Exercise:
Restate the data exactly as given and keep the pictures out.

Stored data:
★ ★ ★ ★

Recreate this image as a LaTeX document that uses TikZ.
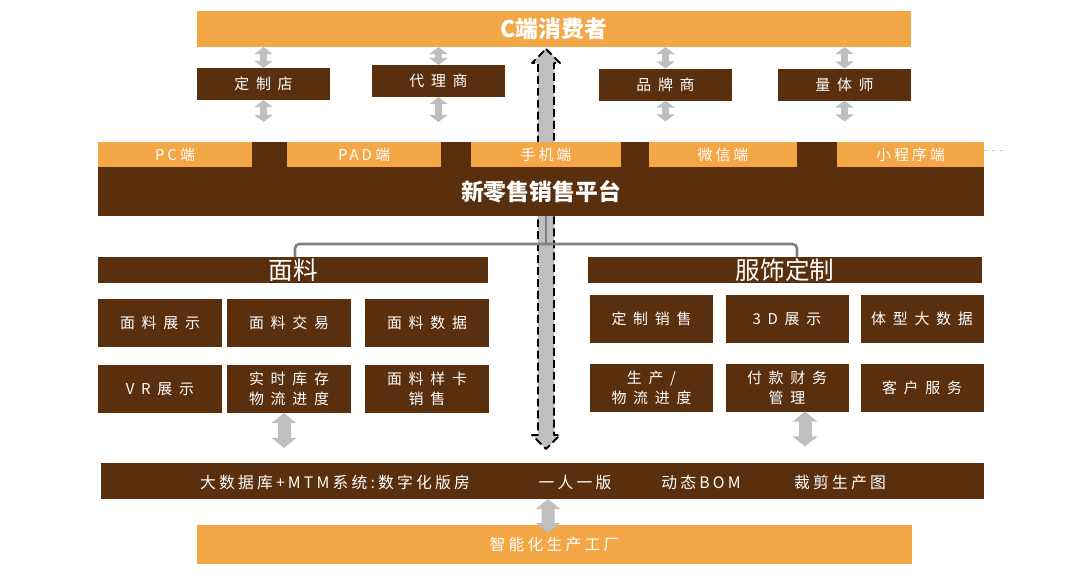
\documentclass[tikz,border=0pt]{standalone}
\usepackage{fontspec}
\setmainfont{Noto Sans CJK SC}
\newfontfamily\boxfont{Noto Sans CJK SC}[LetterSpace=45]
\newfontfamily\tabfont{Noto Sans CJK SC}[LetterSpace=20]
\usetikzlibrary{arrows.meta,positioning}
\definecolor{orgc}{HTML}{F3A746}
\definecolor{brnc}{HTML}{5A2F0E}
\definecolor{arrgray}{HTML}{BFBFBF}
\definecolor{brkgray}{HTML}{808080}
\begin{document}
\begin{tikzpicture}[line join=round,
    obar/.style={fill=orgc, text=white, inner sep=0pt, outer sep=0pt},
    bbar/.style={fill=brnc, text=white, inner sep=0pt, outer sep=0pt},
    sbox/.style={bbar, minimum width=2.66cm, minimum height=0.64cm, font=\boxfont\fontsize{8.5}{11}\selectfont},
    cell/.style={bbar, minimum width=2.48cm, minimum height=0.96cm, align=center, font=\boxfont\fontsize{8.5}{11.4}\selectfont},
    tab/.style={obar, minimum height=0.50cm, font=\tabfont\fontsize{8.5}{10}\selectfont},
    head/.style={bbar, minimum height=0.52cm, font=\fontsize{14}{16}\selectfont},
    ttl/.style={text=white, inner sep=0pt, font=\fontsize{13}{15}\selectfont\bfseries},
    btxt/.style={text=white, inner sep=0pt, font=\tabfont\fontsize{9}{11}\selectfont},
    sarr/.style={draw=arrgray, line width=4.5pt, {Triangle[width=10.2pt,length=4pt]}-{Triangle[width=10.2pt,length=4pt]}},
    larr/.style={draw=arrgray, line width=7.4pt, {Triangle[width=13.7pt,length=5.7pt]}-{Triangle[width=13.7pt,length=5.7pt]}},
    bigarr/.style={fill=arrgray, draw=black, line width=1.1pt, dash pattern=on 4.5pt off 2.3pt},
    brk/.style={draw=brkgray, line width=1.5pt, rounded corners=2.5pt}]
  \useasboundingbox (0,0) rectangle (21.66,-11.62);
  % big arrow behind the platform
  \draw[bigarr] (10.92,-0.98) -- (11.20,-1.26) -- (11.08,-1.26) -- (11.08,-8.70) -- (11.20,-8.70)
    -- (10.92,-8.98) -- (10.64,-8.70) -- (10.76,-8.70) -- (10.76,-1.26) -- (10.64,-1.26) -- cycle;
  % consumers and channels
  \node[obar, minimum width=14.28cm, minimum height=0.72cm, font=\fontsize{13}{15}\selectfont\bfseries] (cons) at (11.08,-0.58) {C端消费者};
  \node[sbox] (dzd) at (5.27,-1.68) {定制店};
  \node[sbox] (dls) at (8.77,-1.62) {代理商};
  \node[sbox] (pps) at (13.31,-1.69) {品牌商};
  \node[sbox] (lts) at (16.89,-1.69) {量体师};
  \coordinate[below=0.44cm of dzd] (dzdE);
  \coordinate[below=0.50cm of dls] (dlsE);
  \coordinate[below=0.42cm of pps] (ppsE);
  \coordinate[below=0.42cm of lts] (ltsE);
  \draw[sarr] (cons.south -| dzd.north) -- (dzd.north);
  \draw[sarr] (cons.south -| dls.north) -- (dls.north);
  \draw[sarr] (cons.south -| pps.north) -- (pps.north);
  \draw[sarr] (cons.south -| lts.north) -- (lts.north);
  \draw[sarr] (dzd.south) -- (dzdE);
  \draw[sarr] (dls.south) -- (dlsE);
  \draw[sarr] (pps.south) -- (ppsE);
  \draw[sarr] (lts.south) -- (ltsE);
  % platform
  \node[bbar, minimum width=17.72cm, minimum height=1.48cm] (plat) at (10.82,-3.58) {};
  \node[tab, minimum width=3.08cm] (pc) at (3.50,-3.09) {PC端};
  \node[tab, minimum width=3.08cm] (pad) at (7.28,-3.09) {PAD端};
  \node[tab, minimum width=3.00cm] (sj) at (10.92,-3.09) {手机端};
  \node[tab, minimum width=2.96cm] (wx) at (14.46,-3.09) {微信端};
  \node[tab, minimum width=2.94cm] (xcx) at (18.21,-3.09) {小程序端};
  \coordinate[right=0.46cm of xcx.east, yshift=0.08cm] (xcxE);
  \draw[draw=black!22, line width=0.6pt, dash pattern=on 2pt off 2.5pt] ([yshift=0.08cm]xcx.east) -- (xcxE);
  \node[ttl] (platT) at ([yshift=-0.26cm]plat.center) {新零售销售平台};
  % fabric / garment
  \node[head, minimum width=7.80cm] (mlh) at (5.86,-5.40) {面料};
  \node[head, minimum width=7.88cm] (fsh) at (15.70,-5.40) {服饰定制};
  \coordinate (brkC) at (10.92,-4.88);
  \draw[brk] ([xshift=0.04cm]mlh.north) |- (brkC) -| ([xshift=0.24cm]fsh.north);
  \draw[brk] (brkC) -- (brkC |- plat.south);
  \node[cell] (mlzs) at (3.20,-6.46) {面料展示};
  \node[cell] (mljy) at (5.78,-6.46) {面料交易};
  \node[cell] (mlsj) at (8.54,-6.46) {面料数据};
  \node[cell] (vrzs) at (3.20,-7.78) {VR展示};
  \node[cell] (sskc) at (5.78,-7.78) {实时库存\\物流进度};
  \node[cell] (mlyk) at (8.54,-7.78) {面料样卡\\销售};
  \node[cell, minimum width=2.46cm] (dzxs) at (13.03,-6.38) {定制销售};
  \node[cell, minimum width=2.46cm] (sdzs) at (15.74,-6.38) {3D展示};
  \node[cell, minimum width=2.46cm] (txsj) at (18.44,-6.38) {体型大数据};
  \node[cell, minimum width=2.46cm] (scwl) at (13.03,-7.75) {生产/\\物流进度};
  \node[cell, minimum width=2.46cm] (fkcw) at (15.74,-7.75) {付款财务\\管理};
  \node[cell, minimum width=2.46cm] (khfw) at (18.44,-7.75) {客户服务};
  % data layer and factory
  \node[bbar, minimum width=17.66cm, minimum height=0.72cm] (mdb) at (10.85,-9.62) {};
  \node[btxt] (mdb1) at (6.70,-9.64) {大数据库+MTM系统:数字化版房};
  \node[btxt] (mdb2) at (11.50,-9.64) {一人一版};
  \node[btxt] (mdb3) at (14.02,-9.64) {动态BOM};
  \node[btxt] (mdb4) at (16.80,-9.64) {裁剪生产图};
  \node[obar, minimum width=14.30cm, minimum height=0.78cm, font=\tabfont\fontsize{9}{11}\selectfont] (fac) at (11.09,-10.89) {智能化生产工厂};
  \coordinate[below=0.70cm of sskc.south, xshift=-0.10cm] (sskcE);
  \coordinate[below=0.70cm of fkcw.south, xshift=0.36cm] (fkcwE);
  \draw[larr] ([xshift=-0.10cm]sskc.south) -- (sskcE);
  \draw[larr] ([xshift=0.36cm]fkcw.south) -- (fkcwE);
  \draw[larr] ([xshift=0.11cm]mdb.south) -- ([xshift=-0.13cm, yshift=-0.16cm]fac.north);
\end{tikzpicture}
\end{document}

★ ★ ★ ★

Result for this exercise:
Recreate this image as a LaTeX document that uses TikZ.
\documentclass[tikz,border=0pt]{standalone}
\usepackage{fontspec}
\setmainfont{Noto Sans CJK SC}
\newfontfamily\boxfont{Noto Sans CJK SC}[LetterSpace=45]
\newfontfamily\tabfont{Noto Sans CJK SC}[LetterSpace=20]
\usetikzlibrary{arrows.meta,positioning}
\definecolor{orgc}{HTML}{F3A746}
\definecolor{brnc}{HTML}{5A2F0E}
\definecolor{arrgray}{HTML}{BFBFBF}
\definecolor{brkgray}{HTML}{808080}
\begin{document}
\begin{tikzpicture}[line join=round,
    obar/.style={fill=orgc, text=white, inner sep=0pt, outer sep=0pt},
    bbar/.style={fill=brnc, text=white, inner sep=0pt, outer sep=0pt},
    sbox/.style={bbar, minimum width=2.66cm, minimum height=0.64cm, font=\boxfont\fontsize{8.5}{11}\selectfont},
    cell/.style={bbar, minimum width=2.48cm, minimum height=0.96cm, align=center, font=\boxfont\fontsize{8.5}{11.4}\selectfont},
    tab/.style={obar, minimum height=0.50cm, font=\tabfont\fontsize{8.5}{10}\selectfont},
    head/.style={bbar, minimum height=0.52cm, font=\fontsize{14}{16}\selectfont},
    ttl/.style={text=white, inner sep=0pt, font=\fontsize{13}{15}\selectfont\bfseries},
    btxt/.style={text=white, inner sep=0pt, font=\tabfont\fontsize{9}{11}\selectfont},
    sarr/.style={draw=arrgray, line width=4.5pt, {Triangle[width=10.2pt,length=4pt]}-{Triangle[width=10.2pt,length=4pt]}},
    larr/.style={draw=arrgray, line width=7.4pt, {Triangle[width=13.7pt,length=5.7pt]}-{Triangle[width=13.7pt,length=5.7pt]}},
    bigarr/.style={fill=arrgray, draw=black, line width=1.1pt, dash pattern=on 4.5pt off 2.3pt},
    brk/.style={draw=brkgray, line width=1.5pt, rounded corners=2.5pt}]
  \useasboundingbox (0,0) rectangle (21.66,-11.62);
  % big arrow behind the platform
  \draw[bigarr] (10.92,-0.98) -- (11.20,-1.26) -- (11.08,-1.26) -- (11.08,-8.70) -- (11.20,-8.70)
    -- (10.92,-8.98) -- (10.64,-8.70) -- (10.76,-8.70) -- (10.76,-1.26) -- (10.64,-1.26) -- cycle;
  % consumers and channels
  \node[obar, minimum width=14.28cm, minimum height=0.72cm, font=\fontsize{13}{15}\selectfont\bfseries] (cons) at (11.08,-0.58) {C端消费者};
  \node[sbox] (dzd) at (5.27,-1.68) {定制店};
  \node[sbox] (dls) at (8.77,-1.62) {代理商};
  \node[sbox] (pps) at (13.31,-1.69) {品牌商};
  \node[sbox] (lts) at (16.89,-1.69) {量体师};
  \coordinate[below=0.44cm of dzd] (dzdE);
  \coordinate[below=0.50cm of dls] (dlsE);
  \coordinate[below=0.42cm of pps] (ppsE);
  \coordinate[below=0.42cm of lts] (ltsE);
  \draw[sarr] (cons.south -| dzd.north) -- (dzd.north);
  \draw[sarr] (cons.south -| dls.north) -- (dls.north);
  \draw[sarr] (cons.south -| pps.north) -- (pps.north);
  \draw[sarr] (cons.south -| lts.north) -- (lts.north);
  \draw[sarr] (dzd.south) -- (dzdE);
  \draw[sarr] (dls.south) -- (dlsE);
  \draw[sarr] (pps.south) -- (ppsE);
  \draw[sarr] (lts.south) -- (ltsE);
  % platform
  \node[bbar, minimum width=17.72cm, minimum height=1.48cm] (plat) at (10.82,-3.58) {};
  \node[tab, minimum width=3.08cm] (pc) at (3.50,-3.09) {PC端};
  \node[tab, minimum width=3.08cm] (pad) at (7.28,-3.09) {PAD端};
  \node[tab, minimum width=3.00cm] (sj) at (10.92,-3.09) {手机端};
  \node[tab, minimum width=2.96cm] (wx) at (14.46,-3.09) {微信端};
  \node[tab, minimum width=2.94cm] (xcx) at (18.21,-3.09) {小程序端};
  \coordinate[right=0.46cm of xcx.east, yshift=0.08cm] (xcxE);
  \draw[draw=black!22, line width=0.6pt, dash pattern=on 2pt off 2.5pt] ([yshift=0.08cm]xcx.east) -- (xcxE);
  \node[ttl] (platT) at ([yshift=-0.26cm]plat.center) {新零售销售平台};
  % fabric / garment
  \node[head, minimum width=7.80cm] (mlh) at (5.86,-5.40) {面料};
  \node[head, minimum width=7.88cm] (fsh) at (15.70,-5.40) {服饰定制};
  \coordinate (brkC) at (10.92,-4.88);
  \draw[brk] ([xshift=0.04cm]mlh.north) |- (brkC) -| ([xshift=0.24cm]fsh.north);
  \draw[brk] (brkC) -- (brkC |- plat.south);
  \node[cell] (mlzs) at (3.20,-6.46) {面料展示};
  \node[cell] (mljy) at (5.78,-6.46) {面料交易};
  \node[cell] (mlsj) at (8.54,-6.46) {面料数据};
  \node[cell] (vrzs) at (3.20,-7.78) {VR展示};
  \node[cell] (sskc) at (5.78,-7.78) {实时库存\\物流进度};
  \node[cell] (mlyk) at (8.54,-7.78) {面料样卡\\销售};
  \node[cell, minimum width=2.46cm] (dzxs) at (13.03,-6.38) {定制销售};
  \node[cell, minimum width=2.46cm] (sdzs) at (15.74,-6.38) {3D展示};
  \node[cell, minimum width=2.46cm] (txsj) at (18.44,-6.38) {体型大数据};
  \node[cell, minimum width=2.46cm] (scwl) at (13.03,-7.75) {生产/\\物流进度};
  \node[cell, minimum width=2.46cm] (fkcw) at (15.74,-7.75) {付款财务\\管理};
  \node[cell, minimum width=2.46cm] (khfw) at (18.44,-7.75) {客户服务};
  % data layer and factory
  \node[bbar, minimum width=17.66cm, minimum height=0.72cm] (mdb) at (10.85,-9.62) {};
  \node[btxt] (mdb1) at (6.70,-9.64) {大数据库+MTM系统:数字化版房};
  \node[btxt] (mdb2) at (11.50,-9.64) {一人一版};
  \node[btxt] (mdb3) at (14.02,-9.64) {动态BOM};
  \node[btxt] (mdb4) at (16.80,-9.64) {裁剪生产图};
  \node[obar, minimum width=14.30cm, minimum height=0.78cm, font=\tabfont\fontsize{9}{11}\selectfont] (fac) at (11.09,-10.89) {智能化生产工厂};
  \coordinate[below=0.70cm of sskc.south, xshift=-0.10cm] (sskcE);
  \coordinate[below=0.70cm of fkcw.south, xshift=0.36cm] (fkcwE);
  \draw[larr] ([xshift=-0.10cm]sskc.south) -- (sskcE);
  \draw[larr] ([xshift=0.36cm]fkcw.south) -- (fkcwE);
  \draw[larr] ([xshift=0.11cm]mdb.south) -- ([xshift=-0.13cm, yshift=-0.16cm]fac.north);
\end{tikzpicture}
\end{document}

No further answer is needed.